Input rows.
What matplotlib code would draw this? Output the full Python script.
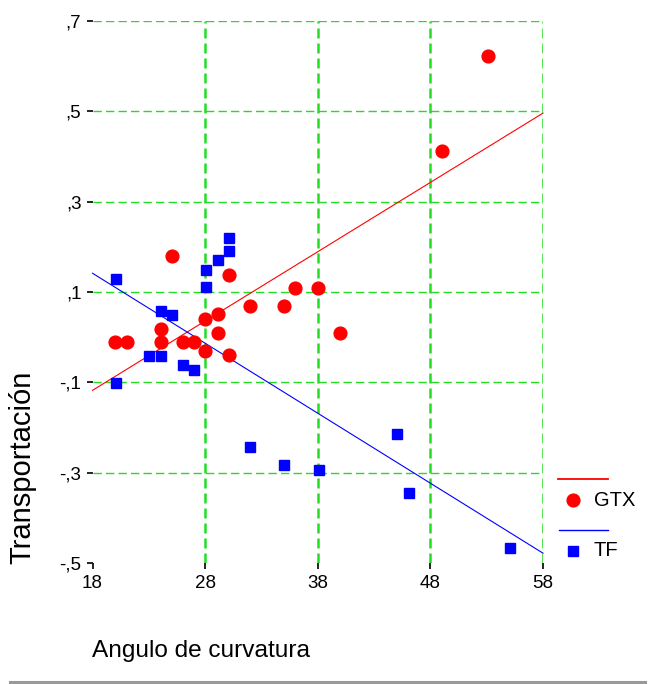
import numpy as np
import matplotlib
matplotlib.use("Agg")
import matplotlib.pyplot as plt
from matplotlib.lines import Line2D

plt.rcParams['font.family'] = ['Liberation Sans', 'DejaVu Sans']

# ---- data ----
gtx_x = [20.0, 21.1, 24.1, 24.1, 25.1, 26.0, 27.0, 28.0, 28.0, 29.1, 29.1, 30.1, 30.1,
         32.0, 35.0, 36.0, 38.0, 40.0, 49.0, 53.1]
gtx_y = [-0.011, -0.011, -0.011, 0.018, 0.18, -0.011, -0.011, 0.04, -0.031, 0.051, 0.009,
         0.138, -0.04, 0.069, 0.069, 0.109, 0.109, 0.009, 0.413, 0.622]
tf_x = [30.1, 30.1, 29.1, 28.1, 28.1, 20.1, 24.1, 25.1, 23.0, 24.1, 26.0, 27.0, 20.1,
        32.0, 35.0, 38.1, 45.0, 46.1, 55.1]
tf_y = [0.22, 0.19, 0.17, 0.148, 0.11, 0.129, 0.058, 0.048, -0.042, -0.042, -0.062,
        -0.073, -0.102, -0.244, -0.284, -0.294, -0.214, -0.345, -0.467]

x_ticks = [18, 28, 38, 48, 58]
x_ticklabels = ['18', '28', '38', '48', '58']
y_ticks = [-0.5, -0.3, -0.1, 0.1, 0.3, 0.5, 0.7]
y_ticklabels = ['-,5', '-,3', '-,1', ',1', ',3', ',5', ',7']
series_names = ['GTX', 'TF']
x_label = 'Angulo de curvatura'
y_label = 'Transportación'

W, H = 655, 684
fig = plt.figure(figsize=(W / 100, H / 100), dpi=100)
L, R, T, B = 92.5, 543, 21, 563
ax = fig.add_axes([L / W, 1 - B / H, (R - L) / W, (B - T) / H])
ax.set_xlim(18, 58)
ax.set_ylim(-0.5, 0.7)
for s in ax.spines.values():
    s.set_visible(False)

green = '#22dd22'
for yv in y_ticks[1:]:
    ax.axhline(yv, color=green, lw=1.0, ls=(0, (6, 3)), zorder=1)
for xv in x_ticks[1:]:
    ax.axvline(xv, color=green, lw=1.8, ls=(0, (4, 2)), zorder=1)

# regression lines
xs = np.array([18, 58], dtype=float)
c1 = np.polyfit(gtx_x, gtx_y, 1)
c2 = np.polyfit(tf_x, tf_y, 1)
ax.plot(xs, np.polyval(c1, xs), color='#ff0000', lw=0.8, zorder=2, clip_on=False)
ax.plot(xs, np.polyval(c2, xs), color='#0000ff', lw=0.8, zorder=2, clip_on=False)

ax.plot(gtx_x, gtx_y, 'o', color='#ff0000', ms=9.2, mec='#ff0000', zorder=3, clip_on=False)
ax.plot(tf_x, tf_y, 's', color='#0000ff', ms=6.8, mec='#0000ff', zorder=3, clip_on=False)

ax.set_xticks(x_ticks)
ax.set_xticklabels(x_ticklabels)
ax.set_yticks(y_ticks)
ax.set_yticklabels(y_ticklabels)
ax.tick_params(axis='both', length=4, width=1.2, color='black', labelsize=13.5, pad=4)
ax.tick_params(axis='x', pad=5)

fig.text(92 / W, 1 - 651 / H, x_label, fontsize=17.6, ha='left', va='center')
fig.text(22 / W, 1 - 564 / H, y_label, fontsize=21, rotation=90, ha='center', va='bottom')

# legend (manual)
def fx(px):
    return px / W

def fy(py):
    return 1 - py / H

fig.add_artist(Line2D([fx(558), fx(608)], [fy(479), fy(479)], color='#ff0000', lw=1.3,
                      transform=fig.transFigure))
fig.add_artist(Line2D([fx(573)], [fy(500)], marker='o', color='#ff0000', ms=9.2,
                      transform=fig.transFigure))
fig.text(fx(594), fy(500), series_names[0], fontsize=14.5, ha='left', va='center')
fig.add_artist(Line2D([fx(559), fx(608)], [fy(530), fy(530)], color='#0000ff', lw=1.0,
                      transform=fig.transFigure))
fig.add_artist(Line2D([fx(573)], [fy(551)], marker='s', color='#0000ff', ms=6.8,
                      transform=fig.transFigure))
fig.text(fx(593), fy(551), series_names[1], fontsize=14.5, ha='left', va='center')

# bottom gray rule
fig.add_artist(Line2D([fx(10), fx(645)], [fy(682), fy(682)], color='#999999', lw=2.2,
                      transform=fig.transFigure))

fig.savefig('out.png', dpi=100)
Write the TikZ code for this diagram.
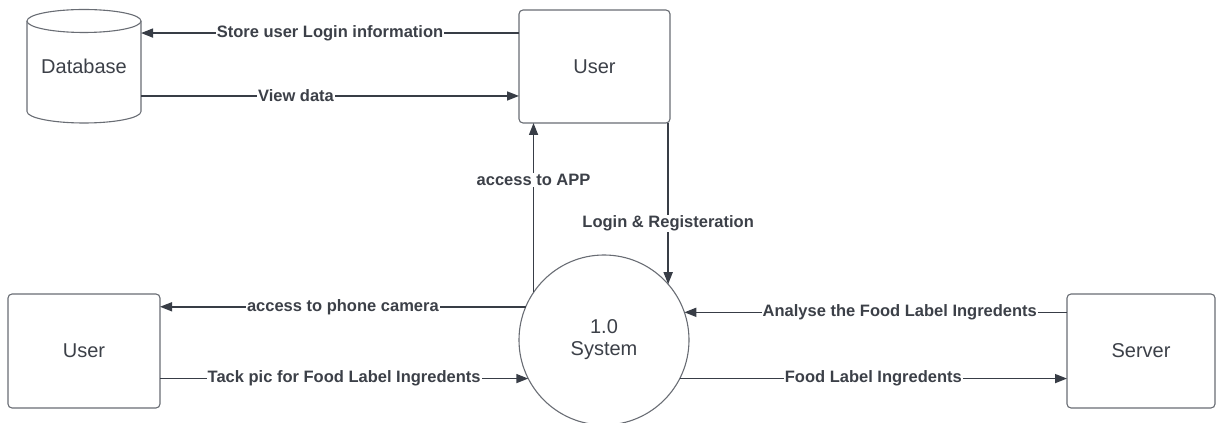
\documentclass[tikz,border=0pt]{standalone}
\usepackage{fontspec}
\setmainfont{Liberation Sans}
\usetikzlibrary{arrows.meta,calc}
\definecolor{lc}{RGB}{56,61,70}
\definecolor{bc}{RGB}{105,109,116}
\definecolor{tc}{RGB}{60,64,72}
\tikzset{
  box/.style={draw=bc,line width=1.1pt,rounded corners=4pt,fill=white,outer sep=0pt,inner sep=0pt,
    text=tc,font=\fontsize{20}{24}\selectfont},
  proc/.style={circle,draw=bc,line width=1.1pt,fill=white,outer sep=0pt,inner sep=0pt,
    minimum size=170pt,align=center,text=tc,font=\fontsize{20}{24}\selectfont},
  flow/.style={draw=lc,line width=1.6pt,-{Triangle[length=12pt,width=9pt]}},
  lbl/.style={fill=white,inner sep=1pt,text=tc,font=\fontsize{16.5}{19}\selectfont\bfseries},
  cyl/.style={draw=bc,line width=1.1pt,fill=white}
}
\begin{document}
\begin{tikzpicture}[x=1pt,y=1pt]
\useasboundingbox (0,0) rectangle (1216,423);
% database cylinder
\draw[cyl] (27,402) -- (27,311.5) arc[start angle=180,end angle=360,x radius=57pt,y radius=11.5pt] -- (141,402);
\draw[cyl] (84,402) ellipse[x radius=57pt,y radius=11.5pt];
\node[outer sep=0pt,inner sep=0pt,minimum width=114pt,minimum height=114pt,text=tc,font=\fontsize{20}{24}\selectfont] (db) at (84,357) {Database};
% nodes
\node[box,minimum width=151pt,minimum height=113pt] (utop) at (594.5,356.5) {User};
\node[box,minimum width=152pt,minimum height=114pt] (uleft) at (84,72) {User};
\node[box,minimum width=148pt,minimum height=114pt] (server) at (1141,72) {Server};
\node[proc] (sys) at (604,83) {1.0\\[-2pt]System};
% helper coordinates on the top user box
\coordinate (st) at ($(utop.north west)!0.204!(utop.south west)$);
\coordinate (vd) at ($(utop.north west)!0.761!(utop.south west)$);
% connectors
\draw[flow] (st) -- node[lbl,pos=0.5]{Store user Login information} (st -| db.east);
\draw[flow] (db.east |- vd) -- node[lbl,pos=0.41]{View data} (vd);
\draw[flow] (sys.146.7) -- node[lbl,pos=0.665]{access to APP} (sys.146.7 |- utop.south);
\draw[flow] (utop.south -| sys.41.7) -- node[lbl,pos=0.625]{Login \& Registeration} (sys.41.7);
\draw[flow] (sys.157.1) -- node[lbl,pos=0.5]{access to phone camera} (sys.157.1 -| uleft.east);
\draw[flow] (uleft.east |- sys.207.4) -- node[lbl,pos=0.5]{Tack pic for Food Label Ingredents} (sys.207.4);
\draw[flow] (server.west |- sys.19.2) -- node[lbl,pos=0.437]{Analyse the Food Label Ingredents} (sys.19.2);
\draw[flow] (sys.333.2) -- node[lbl,pos=0.5]{Food Label Ingredents} (sys.333.2 -| server.west);
\end{tikzpicture}
\end{document}
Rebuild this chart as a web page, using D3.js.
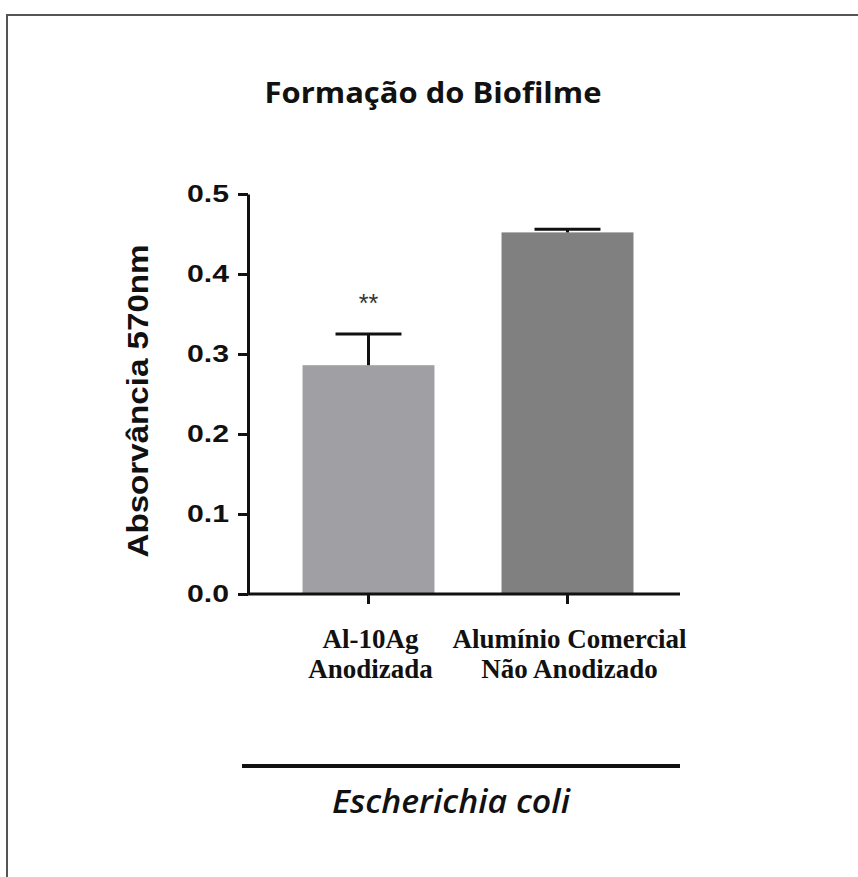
<!DOCTYPE html>
<html>
<head>
<meta charset="utf-8">
<script src="https://cdn.jsdelivr.net/npm/d3@7"></script>
<style>
  body { margin: 0; background: #fff; }
  svg { display: block; }
</style>
</head>
<body>
<svg id="chart" width="858" height="877"></svg>
<script>
// data
var categories = ["Al-10Ag|Anodizada", "Alumínio Comercial|Não Anodizado"];
var means = [0.286, 0.452];
var errors = [0.039, 0.004];
var marks = ["**", ""];
var yTicks = [0.0, 0.1, 0.2, 0.3, 0.4, 0.5];
var barColors = ["#a0a0a4", "#808080"];

var svg = d3.select("#chart");

// frame of the original figure (runs off the right and bottom)
svg.append("rect")
    .attr("x", 7).attr("y", 15)
    .attr("width", 900).attr("height", 900)
    .attr("fill", "none")
    .attr("stroke", "#555")
    .attr("stroke-width", 2);

var y = d3.scaleLinear().domain([0, 0.5]).range([594, 194]);
var x = d3.scaleBand()
    .domain(categories)
    .range([269, 667])
    .paddingInner(0.337)
    .paddingOuter(0.1685);

// bars
svg.selectAll(".bar")
    .data(categories)
    .enter()
    .append("rect")
    .attr("class", "bar")
    .attr("x", function (d) { return x(d); })
    .attr("width", x.bandwidth())
    .attr("y", function (d, i) { return y(means[i]); })
    .attr("height", function (d, i) { return y(0) - y(means[i]); })
    .attr("fill", function (d, i) { return barColors[i]; });

// error bars (upper only)
var capHalf = x.bandwidth() / 4;
categories.forEach(function (c, i) {
    var cx = x(c) + x.bandwidth() / 2;
    var top = y(means[i] + errors[i]);
    svg.append("line")
        .attr("x1", cx).attr("x2", cx)
        .attr("y1", y(means[i])).attr("y2", top)
        .attr("stroke", "#111").attr("stroke-width", 3);
    svg.append("line")
        .attr("x1", cx - capHalf).attr("x2", cx + capHalf)
        .attr("y1", top).attr("y2", top)
        .attr("stroke", "#111").attr("stroke-width", 3);
    if (marks[i]) {
        svg.append("text")
            .attr("x", cx)
            .attr("y", top - 22)
            .attr("text-anchor", "middle")
            .style("font-family", "Liberation Sans, Arial, sans-serif")
            .style("font-size", "25px")
            .attr("fill", "#333")
            .text(marks[i]);
    }
});

// y axis
var yAxis = svg.append("g")
    .attr("transform", "translate(248,0)")
    .call(d3.axisLeft(y).tickValues(yTicks).tickFormat(d3.format(".1f"))
        .tickSize(10).tickSizeOuter(0).tickPadding(9));
yAxis.select(".domain").attr("stroke", "#111").attr("stroke-width", 3);
yAxis.selectAll(".tick line").attr("stroke", "#111").attr("stroke-width", 3);
yAxis.selectAll(".tick text")
    .style("font-family", "Liberation Sans, Arial, sans-serif")
    .style("font-weight", "bold")
    .style("font-size", "24px")
    .attr("fill", "#111")
    .attr("textLength", 42)
    .attr("lengthAdjust", "spacingAndGlyphs");

// x axis
var xAxis = svg.append("g")
    .attr("transform", "translate(0,594)")
    .call(d3.axisBottom(x).tickSize(10).tickSizeOuter(0).tickFormat(""));
xAxis.select(".domain").remove();
xAxis.selectAll(".tick line").attr("stroke", "#111").attr("stroke-width", 3);
xAxis.append("line")
    .attr("x1", 248).attr("x2", 680)
    .attr("y1", 0).attr("y2", 0)
    .attr("stroke", "#111").attr("stroke-width", 3);

// category labels, two lines each
xAxis.selectAll(".tick").each(function (d) {
    var t = d3.select(this).append("text")
        .attr("text-anchor", "middle")
        .attr("fill", "#111")
        .style("font-family", "Liberation Serif, DejaVu Serif, serif")
        .style("font-weight", "bold")
        .style("font-size", "27px");
    d.split("|").forEach(function (line, k) {
        t.append("tspan")
            .attr("x", 2)
            .attr("y", 54 + k * 30)
            .text(line);
    });
});

// y title
svg.append("text")
    .attr("transform", "translate(148,401) rotate(-90)")
    .attr("text-anchor", "middle")
    .attr("fill", "#111")
    .style("font-family", "Liberation Sans, Arial, sans-serif")
    .style("font-weight", "bold")
    .style("font-size", "29px")
    .attr("textLength", 313)
    .attr("lengthAdjust", "spacingAndGlyphs")
    .text("Absorvância 570nm");

// chart title
svg.append("text")
    .attr("x", 433)
    .attr("y", 103)
    .attr("text-anchor", "middle")
    .attr("fill", "#111")
    .style("font-family", "Open Sans, Noto Sans, sans-serif")
    .style("font-weight", "bold")
    .style("font-size", "28px")
    .attr("textLength", 337)
    .attr("lengthAdjust", "spacingAndGlyphs")
    .text("Formação do Biofilme");

// group bar under the categories
svg.append("line")
    .attr("x1", 242).attr("x2", 680)
    .attr("y1", 766).attr("y2", 766)
    .attr("stroke", "#111").attr("stroke-width", 4);

svg.append("text")
    .attr("x", 451)
    .attr("y", 813)
    .attr("text-anchor", "middle")
    .attr("fill", "#111")
    .style("font-family", "Open Sans, Noto Sans, sans-serif")
    .style("font-style", "italic")
    .style("font-weight", "600")
    .style("font-size", "33px")
    .attr("textLength", 238)
    .attr("lengthAdjust", "spacingAndGlyphs")
    .text("Escherichia coli");
</script>
</body>
</html>
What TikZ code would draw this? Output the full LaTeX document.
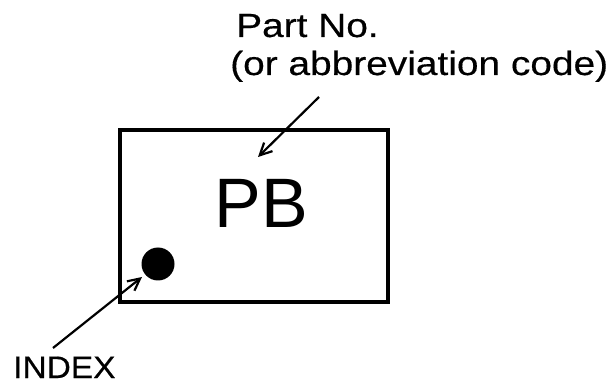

Given request.
Starting at the first line of the records above, set down each line exactly through the one that holds "color='#0000ff', lw=0.8, zorder=2, clip_on=False)". Omit pictures.

Complete response.
What matplotlib code would draw this? Output the full Python script.
import numpy as np
import matplotlib
matplotlib.use("Agg")
import matplotlib.pyplot as plt
from matplotlib.lines import Line2D

plt.rcParams['font.family'] = ['Liberation Sans', 'DejaVu Sans']

# ---- data ----
gtx_x = [20.0, 21.1, 24.1, 24.1, 25.1, 26.0, 27.0, 28.0, 28.0, 29.1, 29.1, 30.1, 30.1,
         32.0, 35.0, 36.0, 38.0, 40.0, 49.0, 53.1]
gtx_y = [-0.011, -0.011, -0.011, 0.018, 0.18, -0.011, -0.011, 0.04, -0.031, 0.051, 0.009,
         0.138, -0.04, 0.069, 0.069, 0.109, 0.109, 0.009, 0.413, 0.622]
tf_x = [30.1, 30.1, 29.1, 28.1, 28.1, 20.1, 24.1, 25.1, 23.0, 24.1, 26.0, 27.0, 20.1,
        32.0, 35.0, 38.1, 45.0, 46.1, 55.1]
tf_y = [0.22, 0.19, 0.17, 0.148, 0.11, 0.129, 0.058, 0.048, -0.042, -0.042, -0.062,
        -0.073, -0.102, -0.244, -0.284, -0.294, -0.214, -0.345, -0.467]

x_ticks = [18, 28, 38, 48, 58]
x_ticklabels = ['18', '28', '38', '48', '58']
y_ticks = [-0.5, -0.3, -0.1, 0.1, 0.3, 0.5, 0.7]
y_ticklabels = ['-,5', '-,3', '-,1', ',1', ',3', ',5', ',7']
series_names = ['GTX', 'TF']
x_label = 'Angulo de curvatura'
y_label = 'Transportación'

W, H = 655, 684
fig = plt.figure(figsize=(W / 100, H / 100), dpi=100)
L, R, T, B = 92.5, 543, 21, 563
ax = fig.add_axes([L / W, 1 - B / H, (R - L) / W, (B - T) / H])
ax.set_xlim(18, 58)
ax.set_ylim(-0.5, 0.7)
for s in ax.spines.values():
    s.set_visible(False)

green = '#22dd22'
for yv in y_ticks[1:]:
    ax.axhline(yv, color=green, lw=1.0, ls=(0, (6, 3)), zorder=1)
for xv in x_ticks[1:]:
    ax.axvline(xv, color=green, lw=1.8, ls=(0, (4, 2)), zorder=1)

# regression lines
xs = np.array([18, 58], dtype=float)
c1 = np.polyfit(gtx_x, gtx_y, 1)
c2 = np.polyfit(tf_x, tf_y, 1)
ax.plot(xs, np.polyval(c1, xs), color='#ff0000', lw=0.8, zorder=2, clip_on=False)
ax.plot(xs, np.polyval(c2, xs), color='#0000ff', lw=0.8, zorder=2, clip_on=False)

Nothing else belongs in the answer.